Retype nothing but the lines running from the line that contains "Generate a LaTeX" to the last line, both ends included, and skip every image.
++++++++++
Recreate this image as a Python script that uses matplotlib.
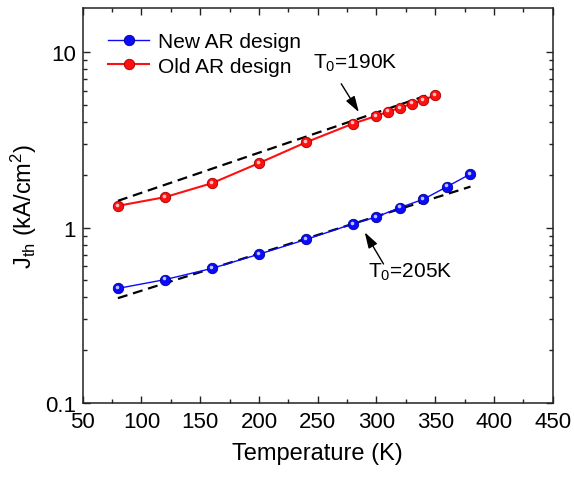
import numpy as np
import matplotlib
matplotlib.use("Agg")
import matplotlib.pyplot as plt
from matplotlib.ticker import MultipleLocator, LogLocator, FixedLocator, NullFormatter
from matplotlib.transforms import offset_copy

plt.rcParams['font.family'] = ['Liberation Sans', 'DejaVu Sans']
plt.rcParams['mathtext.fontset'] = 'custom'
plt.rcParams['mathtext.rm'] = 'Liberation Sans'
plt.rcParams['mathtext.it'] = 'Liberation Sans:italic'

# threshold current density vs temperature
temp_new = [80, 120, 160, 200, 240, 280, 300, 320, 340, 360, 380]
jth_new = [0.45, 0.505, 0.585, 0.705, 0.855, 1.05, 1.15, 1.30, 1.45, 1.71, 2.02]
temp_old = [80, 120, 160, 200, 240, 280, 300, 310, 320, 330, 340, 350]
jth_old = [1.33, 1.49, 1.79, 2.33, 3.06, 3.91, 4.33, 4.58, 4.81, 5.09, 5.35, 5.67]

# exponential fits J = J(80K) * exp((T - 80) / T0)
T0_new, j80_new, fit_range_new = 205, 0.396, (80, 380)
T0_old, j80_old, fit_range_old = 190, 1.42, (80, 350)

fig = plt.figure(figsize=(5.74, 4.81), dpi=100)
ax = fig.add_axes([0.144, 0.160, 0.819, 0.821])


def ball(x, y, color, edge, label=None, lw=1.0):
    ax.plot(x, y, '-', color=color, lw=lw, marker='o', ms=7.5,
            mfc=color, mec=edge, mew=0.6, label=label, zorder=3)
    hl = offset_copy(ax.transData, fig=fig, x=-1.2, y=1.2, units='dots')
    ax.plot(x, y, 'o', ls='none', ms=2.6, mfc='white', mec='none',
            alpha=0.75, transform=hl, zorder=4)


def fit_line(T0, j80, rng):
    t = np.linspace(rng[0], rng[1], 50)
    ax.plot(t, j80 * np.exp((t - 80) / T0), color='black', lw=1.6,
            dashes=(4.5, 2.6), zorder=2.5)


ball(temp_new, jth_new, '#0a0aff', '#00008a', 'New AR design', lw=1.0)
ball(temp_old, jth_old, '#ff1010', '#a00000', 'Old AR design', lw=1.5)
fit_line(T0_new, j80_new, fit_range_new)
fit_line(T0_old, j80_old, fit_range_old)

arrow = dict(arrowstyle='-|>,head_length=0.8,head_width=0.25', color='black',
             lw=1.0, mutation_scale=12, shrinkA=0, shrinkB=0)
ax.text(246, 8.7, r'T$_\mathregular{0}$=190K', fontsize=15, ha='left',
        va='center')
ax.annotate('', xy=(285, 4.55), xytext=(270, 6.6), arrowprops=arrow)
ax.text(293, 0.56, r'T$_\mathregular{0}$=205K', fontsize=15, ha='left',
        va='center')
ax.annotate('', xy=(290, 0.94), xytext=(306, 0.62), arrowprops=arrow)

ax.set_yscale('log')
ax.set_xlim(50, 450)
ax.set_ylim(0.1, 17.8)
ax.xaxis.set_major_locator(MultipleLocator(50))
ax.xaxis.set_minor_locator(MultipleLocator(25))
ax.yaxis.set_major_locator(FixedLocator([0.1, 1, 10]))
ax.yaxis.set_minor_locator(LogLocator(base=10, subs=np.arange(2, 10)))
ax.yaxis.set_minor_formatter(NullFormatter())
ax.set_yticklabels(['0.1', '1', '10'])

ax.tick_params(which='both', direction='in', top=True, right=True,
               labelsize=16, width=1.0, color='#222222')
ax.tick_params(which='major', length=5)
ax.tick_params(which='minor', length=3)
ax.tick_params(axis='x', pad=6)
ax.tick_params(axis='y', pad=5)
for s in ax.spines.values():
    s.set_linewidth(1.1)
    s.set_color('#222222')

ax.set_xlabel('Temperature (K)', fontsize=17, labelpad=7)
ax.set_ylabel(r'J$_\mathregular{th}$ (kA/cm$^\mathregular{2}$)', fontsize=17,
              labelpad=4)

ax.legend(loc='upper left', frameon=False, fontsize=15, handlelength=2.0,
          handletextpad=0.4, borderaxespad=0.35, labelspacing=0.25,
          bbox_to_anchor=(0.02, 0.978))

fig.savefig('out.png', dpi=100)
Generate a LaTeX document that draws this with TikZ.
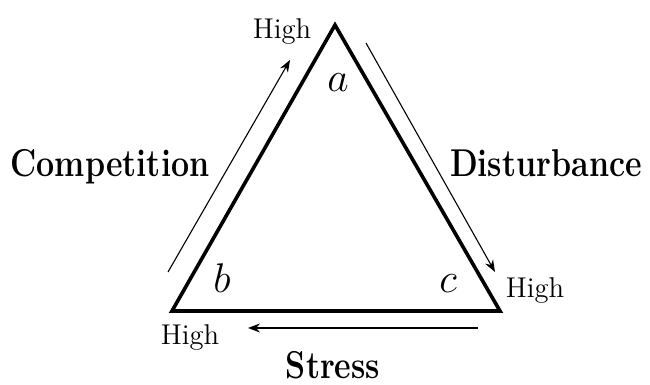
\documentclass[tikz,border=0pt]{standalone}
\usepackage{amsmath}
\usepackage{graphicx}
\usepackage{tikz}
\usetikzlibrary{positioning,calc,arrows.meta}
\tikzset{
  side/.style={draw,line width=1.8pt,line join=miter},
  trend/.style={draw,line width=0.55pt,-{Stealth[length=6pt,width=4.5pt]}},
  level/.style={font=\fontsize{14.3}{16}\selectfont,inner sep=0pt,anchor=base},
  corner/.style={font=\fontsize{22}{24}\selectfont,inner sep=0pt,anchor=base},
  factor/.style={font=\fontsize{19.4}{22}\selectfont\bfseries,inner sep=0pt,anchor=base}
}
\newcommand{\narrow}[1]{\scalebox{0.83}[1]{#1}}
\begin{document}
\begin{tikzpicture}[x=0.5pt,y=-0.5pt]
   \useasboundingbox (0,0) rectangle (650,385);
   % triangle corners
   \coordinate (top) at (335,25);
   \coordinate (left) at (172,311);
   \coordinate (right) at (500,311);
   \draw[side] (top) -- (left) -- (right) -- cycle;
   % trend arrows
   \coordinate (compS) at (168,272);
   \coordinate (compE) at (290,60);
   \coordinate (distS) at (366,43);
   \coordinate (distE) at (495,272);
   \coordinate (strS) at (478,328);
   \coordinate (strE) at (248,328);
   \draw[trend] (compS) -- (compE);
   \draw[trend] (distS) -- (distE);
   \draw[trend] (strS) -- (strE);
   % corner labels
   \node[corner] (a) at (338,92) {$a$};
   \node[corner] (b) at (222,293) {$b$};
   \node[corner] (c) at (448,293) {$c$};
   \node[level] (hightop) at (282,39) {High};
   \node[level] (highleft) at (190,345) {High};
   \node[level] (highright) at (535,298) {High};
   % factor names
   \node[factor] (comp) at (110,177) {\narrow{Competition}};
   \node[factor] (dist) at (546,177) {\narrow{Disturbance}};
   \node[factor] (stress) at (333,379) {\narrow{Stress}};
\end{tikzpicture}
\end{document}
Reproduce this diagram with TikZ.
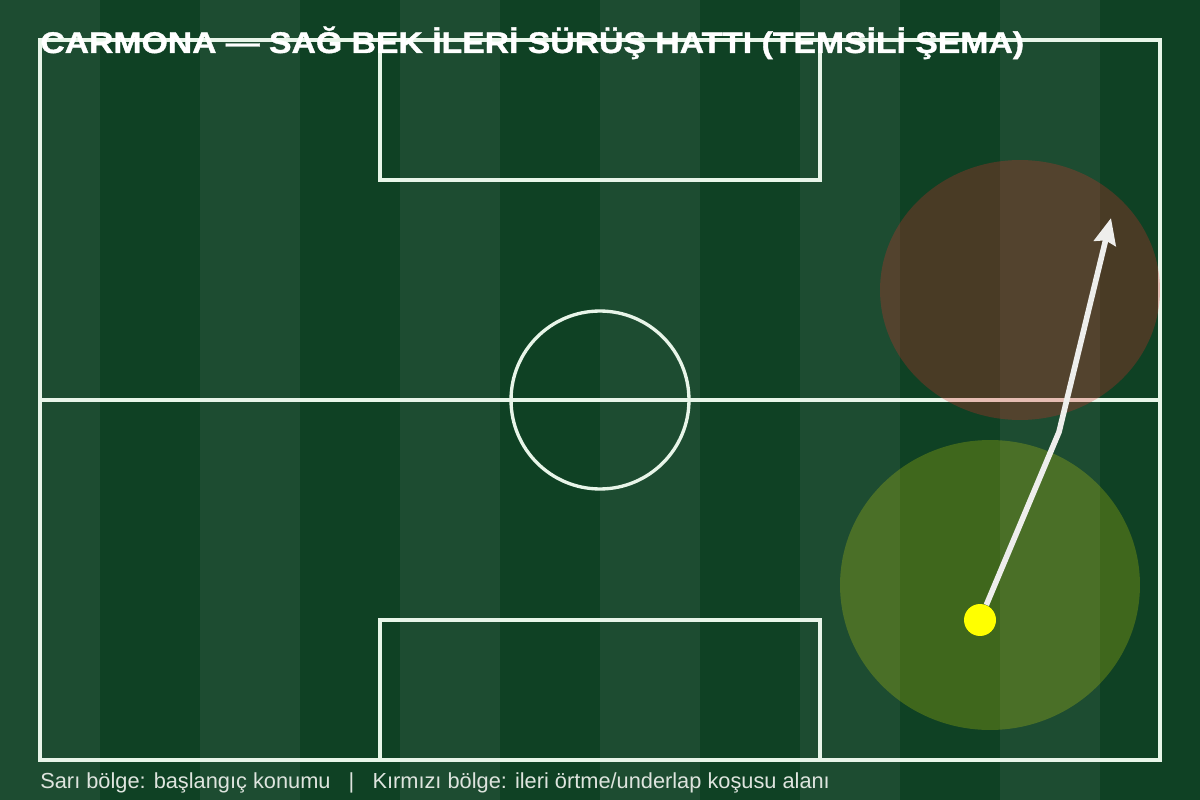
++++++++++
> [Right answer]
Generate a LaTeX document that draws this with TikZ.
\documentclass[tikz,border=0pt]{standalone}
\usepackage{amsmath}
\usepackage{graphicx}
\usepackage{tikz}
\usetikzlibrary{positioning,calc,arrows.meta}
\tikzset{
  side/.style={draw,line width=1.8pt,line join=miter},
  trend/.style={draw,line width=0.55pt,-{Stealth[length=6pt,width=4.5pt]}},
  level/.style={font=\fontsize{14.3}{16}\selectfont,inner sep=0pt,anchor=base},
  corner/.style={font=\fontsize{22}{24}\selectfont,inner sep=0pt,anchor=base},
  factor/.style={font=\fontsize{19.4}{22}\selectfont\bfseries,inner sep=0pt,anchor=base}
}
\newcommand{\narrow}[1]{\scalebox{0.83}[1]{#1}}
\begin{document}
\begin{tikzpicture}[x=0.5pt,y=-0.5pt]
   \useasboundingbox (0,0) rectangle (650,385);
   % triangle corners
   \coordinate (top) at (335,25);
   \coordinate (left) at (172,311);
   \coordinate (right) at (500,311);
   \draw[side] (top) -- (left) -- (right) -- cycle;
   % trend arrows
   \coordinate (compS) at (168,272);
   \coordinate (compE) at (290,60);
   \coordinate (distS) at (366,43);
   \coordinate (distE) at (495,272);
   \coordinate (strS) at (478,328);
   \coordinate (strE) at (248,328);
   \draw[trend] (compS) -- (compE);
   \draw[trend] (distS) -- (distE);
   \draw[trend] (strS) -- (strE);
   % corner labels
   \node[corner] (a) at (338,92) {$a$};
   \node[corner] (b) at (222,293) {$b$};
   \node[corner] (c) at (448,293) {$c$};
   \node[level] (hightop) at (282,39) {High};
   \node[level] (highleft) at (190,345) {High};
   \node[level] (highright) at (535,298) {High};
   % factor names
   \node[factor] (comp) at (110,177) {\narrow{Competition}};
   \node[factor] (dist) at (546,177) {\narrow{Disturbance}};
   \node[factor] (stress) at (333,379) {\narrow{Stress}};
\end{tikzpicture}
\end{document}
Reproduce this diagram with TikZ.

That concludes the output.